Mixing in former rugby league star Joey Manu is an interesting subplot to track, but on the whole, it feels very much a case of same old, same old for Jacky Lorenzetti’s side, which saw another global star in Owen Farrell walk out the door a season after Siya Kolisi did the same.

In response, Lorenzetti has hammered the former England captain in the press as he did with Kolisi. 

In short, Lorenzetti is the Jerry Jones of rugby, unwilling to see that for all of his side’s commercial success, the on-field product is miles behind the true contenders in the Top 14.

11. Stade Français Paris

Finishing two spots below its crosstown rival (Racing 92), Stade had a season to forget. 

Heading into this season, it is tough to see where the team has gotten any better.  

Losing powerhouse lock JJ van der Mescht and Portuguese flyer Raffaele Costa Storti was disappointing. 

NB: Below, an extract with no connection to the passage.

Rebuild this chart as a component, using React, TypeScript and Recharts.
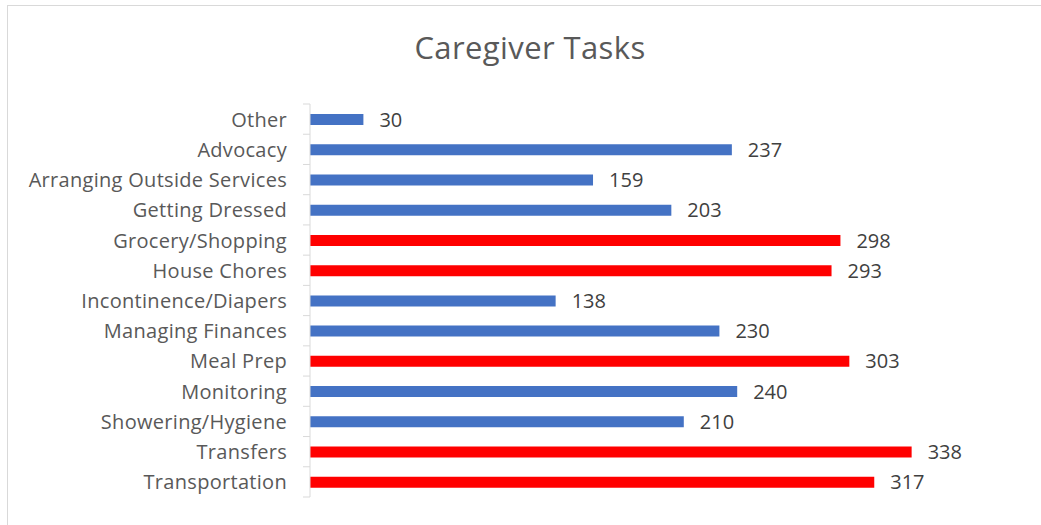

On the transfer front, former All Black and La Rochelle scrumhalf Tawera Kerr-Barlow was their biggest addition. Overall, Stade looks set for another tough season.

12. Lyon 

Last season’s losing EPRC Challenge Cup finalist pulled off a real coup this offseason with the signing of Fijian star Jiuta Wainiqolo. 

Arguably a top-5 winger in world rugby, the former Toulon man is an upgrade on the departing Semi Radradra. 

Former England international Sam Simmonds is a solid operator and no doubt will add some punch to their back row. 

On the whole, however, Lyon’s departing players, in particular Davit Niniashvili, Tomas Lavanini and Martin Page-Relo, mean Lyon is a touch weaker across the board this season.

13. Perpignan

Making a late push with Wallaby center and former NFL prospect Jordan Petaia to add a sprinkling of star dust to their squad, Perpignan is an interesting outfit. 

Finishing 13th last season hardly was anything to write home about. 

In addition to Petaia, perhaps the best-proven commodity the Pyrénées-Orientales added was Scotland international Jamie Ritchie. 

Across the board, USAP has a squad full of proven commodities and should be targeting a midtable finish.

14. Montauban

Newly promoted to the Top 14 courtesy of Vannes' relegation, last season’s sixth-place regular-season finisher in the Pro D2 went on a magical run to the title in the knockout stages, upsetting Colomiers, Brive and Grenoble in successive weekends. 

Now set for the big time, Montauban is a wild card heading into the Top 14 this season. 

On paper, the squad should be looking to avoid relegation and then grow from there.